YOUR GOAL: Reproduce the listing below without changes, except that pictures are left out.

•••

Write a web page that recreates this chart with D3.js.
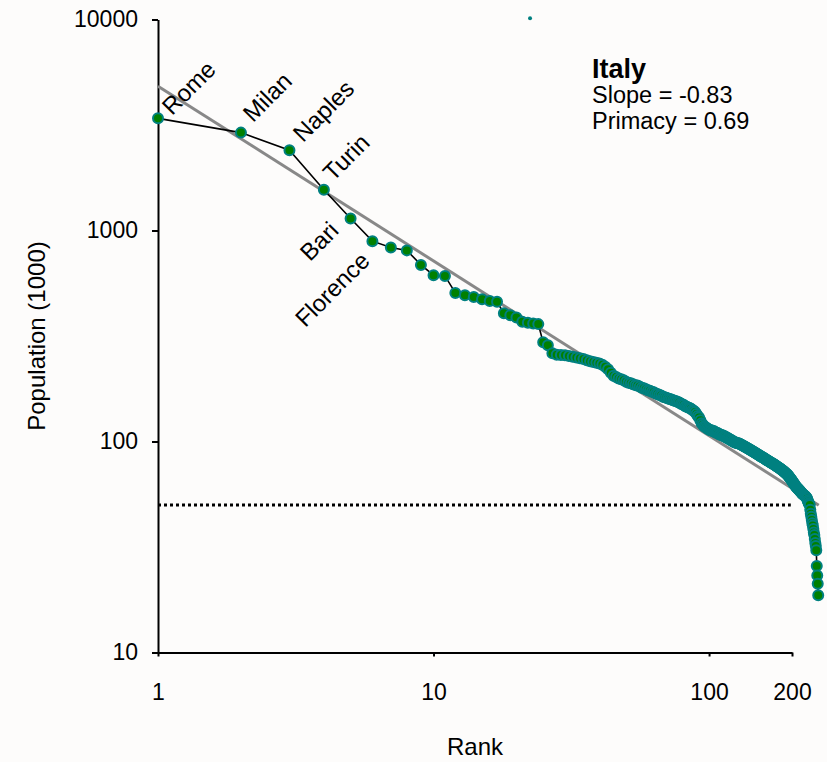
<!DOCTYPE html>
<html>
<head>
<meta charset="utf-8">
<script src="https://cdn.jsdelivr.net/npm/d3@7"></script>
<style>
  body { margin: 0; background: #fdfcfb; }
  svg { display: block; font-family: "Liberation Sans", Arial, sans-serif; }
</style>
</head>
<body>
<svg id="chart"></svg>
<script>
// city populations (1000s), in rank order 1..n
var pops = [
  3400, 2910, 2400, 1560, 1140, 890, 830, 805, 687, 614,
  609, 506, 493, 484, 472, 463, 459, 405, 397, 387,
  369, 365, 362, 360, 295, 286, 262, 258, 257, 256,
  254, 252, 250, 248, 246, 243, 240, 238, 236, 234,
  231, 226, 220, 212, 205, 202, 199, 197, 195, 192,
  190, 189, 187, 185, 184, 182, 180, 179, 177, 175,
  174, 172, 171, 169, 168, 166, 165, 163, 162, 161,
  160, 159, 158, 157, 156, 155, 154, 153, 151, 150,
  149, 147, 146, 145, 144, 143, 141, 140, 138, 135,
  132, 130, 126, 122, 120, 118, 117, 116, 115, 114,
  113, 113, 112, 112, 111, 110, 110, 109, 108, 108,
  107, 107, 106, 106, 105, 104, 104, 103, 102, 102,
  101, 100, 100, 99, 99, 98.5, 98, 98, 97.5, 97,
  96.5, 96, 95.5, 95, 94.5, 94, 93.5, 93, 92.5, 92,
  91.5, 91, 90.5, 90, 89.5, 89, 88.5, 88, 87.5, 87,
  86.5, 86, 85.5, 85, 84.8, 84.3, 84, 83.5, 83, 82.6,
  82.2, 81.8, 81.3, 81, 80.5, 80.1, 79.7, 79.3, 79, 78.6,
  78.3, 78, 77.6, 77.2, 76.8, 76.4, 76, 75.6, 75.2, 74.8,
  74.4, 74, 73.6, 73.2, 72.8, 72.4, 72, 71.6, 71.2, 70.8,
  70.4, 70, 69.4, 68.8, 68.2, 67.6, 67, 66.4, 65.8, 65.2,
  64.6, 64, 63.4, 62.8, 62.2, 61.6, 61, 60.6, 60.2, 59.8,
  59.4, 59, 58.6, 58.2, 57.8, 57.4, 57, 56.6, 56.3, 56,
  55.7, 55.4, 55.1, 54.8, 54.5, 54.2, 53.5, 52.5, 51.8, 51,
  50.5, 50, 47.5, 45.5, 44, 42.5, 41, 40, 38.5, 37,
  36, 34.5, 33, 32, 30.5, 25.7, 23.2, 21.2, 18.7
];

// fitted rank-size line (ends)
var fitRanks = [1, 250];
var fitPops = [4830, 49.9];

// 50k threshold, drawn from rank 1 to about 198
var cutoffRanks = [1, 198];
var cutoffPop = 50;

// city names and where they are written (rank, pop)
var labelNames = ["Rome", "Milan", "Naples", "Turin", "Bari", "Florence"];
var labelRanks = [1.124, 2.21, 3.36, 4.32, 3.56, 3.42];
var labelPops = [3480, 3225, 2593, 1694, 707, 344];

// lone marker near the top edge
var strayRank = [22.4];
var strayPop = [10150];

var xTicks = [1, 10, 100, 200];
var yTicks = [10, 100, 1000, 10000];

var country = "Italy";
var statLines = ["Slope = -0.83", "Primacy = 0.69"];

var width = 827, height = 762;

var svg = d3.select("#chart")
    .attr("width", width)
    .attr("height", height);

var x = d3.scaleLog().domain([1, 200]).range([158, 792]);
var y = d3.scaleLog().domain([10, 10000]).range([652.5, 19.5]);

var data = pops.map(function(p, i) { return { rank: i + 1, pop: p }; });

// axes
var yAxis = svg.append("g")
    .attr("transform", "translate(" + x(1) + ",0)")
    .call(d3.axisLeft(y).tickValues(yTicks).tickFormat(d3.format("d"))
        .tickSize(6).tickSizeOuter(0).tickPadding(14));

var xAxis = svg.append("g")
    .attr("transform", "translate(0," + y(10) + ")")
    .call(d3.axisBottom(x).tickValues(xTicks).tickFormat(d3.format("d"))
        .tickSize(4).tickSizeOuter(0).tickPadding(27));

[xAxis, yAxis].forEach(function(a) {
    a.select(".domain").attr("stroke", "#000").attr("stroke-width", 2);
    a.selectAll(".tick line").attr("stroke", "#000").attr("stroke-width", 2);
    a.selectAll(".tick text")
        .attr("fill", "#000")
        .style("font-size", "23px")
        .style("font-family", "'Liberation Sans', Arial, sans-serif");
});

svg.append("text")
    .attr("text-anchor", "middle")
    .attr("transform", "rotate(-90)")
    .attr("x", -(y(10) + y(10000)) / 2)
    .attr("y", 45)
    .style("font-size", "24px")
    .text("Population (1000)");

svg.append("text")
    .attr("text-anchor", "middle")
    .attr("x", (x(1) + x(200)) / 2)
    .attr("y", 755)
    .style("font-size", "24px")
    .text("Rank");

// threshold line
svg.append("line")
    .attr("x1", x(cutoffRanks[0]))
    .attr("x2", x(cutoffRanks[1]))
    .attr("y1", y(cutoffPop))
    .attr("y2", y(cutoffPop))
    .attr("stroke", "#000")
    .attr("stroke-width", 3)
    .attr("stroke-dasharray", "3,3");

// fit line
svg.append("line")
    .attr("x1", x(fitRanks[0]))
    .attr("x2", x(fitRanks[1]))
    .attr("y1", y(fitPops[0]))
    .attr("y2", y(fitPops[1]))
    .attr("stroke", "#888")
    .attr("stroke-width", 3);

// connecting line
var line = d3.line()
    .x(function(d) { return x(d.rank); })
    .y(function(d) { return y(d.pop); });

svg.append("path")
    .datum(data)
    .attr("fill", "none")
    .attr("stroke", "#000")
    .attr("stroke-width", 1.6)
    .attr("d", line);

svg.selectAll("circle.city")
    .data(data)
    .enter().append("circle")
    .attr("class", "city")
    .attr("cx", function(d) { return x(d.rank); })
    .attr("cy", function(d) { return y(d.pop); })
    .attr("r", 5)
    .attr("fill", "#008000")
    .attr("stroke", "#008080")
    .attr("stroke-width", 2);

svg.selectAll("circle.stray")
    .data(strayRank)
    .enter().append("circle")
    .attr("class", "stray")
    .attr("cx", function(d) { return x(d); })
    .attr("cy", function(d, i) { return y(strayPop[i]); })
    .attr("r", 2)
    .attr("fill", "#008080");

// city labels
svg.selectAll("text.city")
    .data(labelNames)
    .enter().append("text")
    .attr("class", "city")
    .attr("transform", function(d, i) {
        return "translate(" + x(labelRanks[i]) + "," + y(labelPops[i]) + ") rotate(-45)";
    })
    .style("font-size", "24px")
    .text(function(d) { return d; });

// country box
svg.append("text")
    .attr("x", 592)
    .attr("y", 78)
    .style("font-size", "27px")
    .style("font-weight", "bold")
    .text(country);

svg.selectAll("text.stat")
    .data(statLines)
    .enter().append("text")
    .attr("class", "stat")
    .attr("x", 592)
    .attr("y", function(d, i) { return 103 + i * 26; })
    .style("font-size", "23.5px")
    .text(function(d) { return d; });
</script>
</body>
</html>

•••

PROBLEM SOLUTION:
Write a web page that recreates this chart with D3.js.
<!DOCTYPE html>
<html>
<head>
<meta charset="utf-8">
<script src="https://cdn.jsdelivr.net/npm/d3@7"></script>
<style>
  body { margin: 0; background: #fdfcfb; }
  svg { display: block; font-family: "Liberation Sans", Arial, sans-serif; }
</style>
</head>
<body>
<svg id="chart"></svg>
<script>
// city populations (1000s), in rank order 1..n
var pops = [
  3400, 2910, 2400, 1560, 1140, 890, 830, 805, 687, 614,
  609, 506, 493, 484, 472, 463, 459, 405, 397, 387,
  369, 365, 362, 360, 295, 286, 262, 258, 257, 256,
  254, 252, 250, 248, 246, 243, 240, 238, 236, 234,
  231, 226, 220, 212, 205, 202, 199, 197, 195, 192,
  190, 189, 187, 185, 184, 182, 180, 179, 177, 175,
  174, 172, 171, 169, 168, 166, 165, 163, 162, 161,
  160, 159, 158, 157, 156, 155, 154, 153, 151, 150,
  149, 147, 146, 145, 144, 143, 141, 140, 138, 135,
  132, 130, 126, 122, 120, 118, 117, 116, 115, 114,
  113, 113, 112, 112, 111, 110, 110, 109, 108, 108,
  107, 107, 106, 106, 105, 104, 104, 103, 102, 102,
  101, 100, 100, 99, 99, 98.5, 98, 98, 97.5, 97,
  96.5, 96, 95.5, 95, 94.5, 94, 93.5, 93, 92.5, 92,
  91.5, 91, 90.5, 90, 89.5, 89, 88.5, 88, 87.5, 87,
  86.5, 86, 85.5, 85, 84.8, 84.3, 84, 83.5, 83, 82.6,
  82.2, 81.8, 81.3, 81, 80.5, 80.1, 79.7, 79.3, 79, 78.6,
  78.3, 78, 77.6, 77.2, 76.8, 76.4, 76, 75.6, 75.2, 74.8,
  74.4, 74, 73.6, 73.2, 72.8, 72.4, 72, 71.6, 71.2, 70.8,
  70.4, 70, 69.4, 68.8, 68.2, 67.6, 67, 66.4, 65.8, 65.2,
  64.6, 64, 63.4, 62.8, 62.2, 61.6, 61, 60.6, 60.2, 59.8,
  59.4, 59, 58.6, 58.2, 57.8, 57.4, 57, 56.6, 56.3, 56,
  55.7, 55.4, 55.1, 54.8, 54.5, 54.2, 53.5, 52.5, 51.8, 51,
  50.5, 50, 47.5, 45.5, 44, 42.5, 41, 40, 38.5, 37,
  36, 34.5, 33, 32, 30.5, 25.7, 23.2, 21.2, 18.7
];

// fitted rank-size line (ends)
var fitRanks = [1, 250];
var fitPops = [4830, 49.9];

// 50k threshold, drawn from rank 1 to about 198
var cutoffRanks = [1, 198];
var cutoffPop = 50;

// city names and where they are written (rank, pop)
var labelNames = ["Rome", "Milan", "Naples", "Turin", "Bari", "Florence"];
var labelRanks = [1.124, 2.21, 3.36, 4.32, 3.56, 3.42];
var labelPops = [3480, 3225, 2593, 1694, 707, 344];

// lone marker near the top edge
var strayRank = [22.4];
var strayPop = [10150];

var xTicks = [1, 10, 100, 200];
var yTicks = [10, 100, 1000, 10000];

var country = "Italy";
var statLines = ["Slope = -0.83", "Primacy = 0.69"];

var width = 827, height = 762;

var svg = d3.select("#chart")
    .attr("width", width)
    .attr("height", height);

var x = d3.scaleLog().domain([1, 200]).range([158, 792]);
var y = d3.scaleLog().domain([10, 10000]).range([652.5, 19.5]);

var data = pops.map(function(p, i) { return { rank: i + 1, pop: p }; });

// axes
var yAxis = svg.append("g")
    .attr("transform", "translate(" + x(1) + ",0)")
    .call(d3.axisLeft(y).tickValues(yTicks).tickFormat(d3.format("d"))
        .tickSize(6).tickSizeOuter(0).tickPadding(14));

var xAxis = svg.append("g")
    .attr("transform", "translate(0," + y(10) + ")")
    .call(d3.axisBottom(x).tickValues(xTicks).tickFormat(d3.format("d"))
        .tickSize(4).tickSizeOuter(0).tickPadding(27));

[xAxis, yAxis].forEach(function(a) {
    a.select(".domain").attr("stroke", "#000").attr("stroke-width", 2);
    a.selectAll(".tick line").attr("stroke", "#000").attr("stroke-width", 2);
    a.selectAll(".tick text")
        .attr("fill", "#000")
        .style("font-size", "23px")
        .style("font-family", "'Liberation Sans', Arial, sans-serif");
});

svg.append("text")
    .attr("text-anchor", "middle")
    .attr("transform", "rotate(-90)")
    .attr("x", -(y(10) + y(10000)) / 2)
    .attr("y", 45)
    .style("font-size", "24px")
    .text("Population (1000)");

svg.append("text")
    .attr("text-anchor", "middle")
    .attr("x", (x(1) + x(200)) / 2)
    .attr("y", 755)
    .style("font-size", "24px")
    .text("Rank");

// threshold line
svg.append("line")
    .attr("x1", x(cutoffRanks[0]))
    .attr("x2", x(cutoffRanks[1]))
    .attr("y1", y(cutoffPop))
    .attr("y2", y(cutoffPop))
    .attr("stroke", "#000")
    .attr("stroke-width", 3)
    .attr("stroke-dasharray", "3,3");

// fit line
svg.append("line")
    .attr("x1", x(fitRanks[0]))
    .attr("x2", x(fitRanks[1]))
    .attr("y1", y(fitPops[0]))
    .attr("y2", y(fitPops[1]))
    .attr("stroke", "#888")
    .attr("stroke-width", 3);

// connecting line
var line = d3.line()
    .x(function(d) { return x(d.rank); })
    .y(function(d) { return y(d.pop); });

svg.append("path")
    .datum(data)
    .attr("fill", "none")
    .attr("stroke", "#000")
    .attr("stroke-width", 1.6)
    .attr("d", line);

svg.selectAll("circle.city")
    .data(data)
    .enter().append("circle")
    .attr("class", "city")
    .attr("cx", function(d) { return x(d.rank); })
    .attr("cy", function(d) { return y(d.pop); })
    .attr("r", 5)
    .attr("fill", "#008000")
    .attr("stroke", "#008080")
    .attr("stroke-width", 2);

svg.selectAll("circle.stray")
    .data(strayRank)
    .enter().append("circle")
    .attr("class", "stray")
    .attr("cx", function(d) { return x(d); })
    .attr("cy", function(d, i) { return y(strayPop[i]); })
    .attr("r", 2)
    .attr("fill", "#008080");

// city labels
svg.selectAll("text.city")
    .data(labelNames)
    .enter().append("text")
    .attr("class", "city")
    .attr("transform", function(d, i) {
        return "translate(" + x(labelRanks[i]) + "," + y(labelPops[i]) + ") rotate(-45)";
    })
    .style("font-size", "24px")
    .text(function(d) { return d; });

// country box
svg.append("text")
    .attr("x", 592)
    .attr("y", 78)
    .style("font-size", "27px")
    .style("font-weight", "bold")
    .text(country);

svg.selectAll("text.stat")
    .data(statLines)
    .enter().append("text")
    .attr("class", "stat")
    .attr("x", 592)
    .attr("y", function(d, i) { return 103 + i * 26; })
    .style("font-size", "23.5px")
    .text(function(d) { return d; });
</script>
</body>
</html>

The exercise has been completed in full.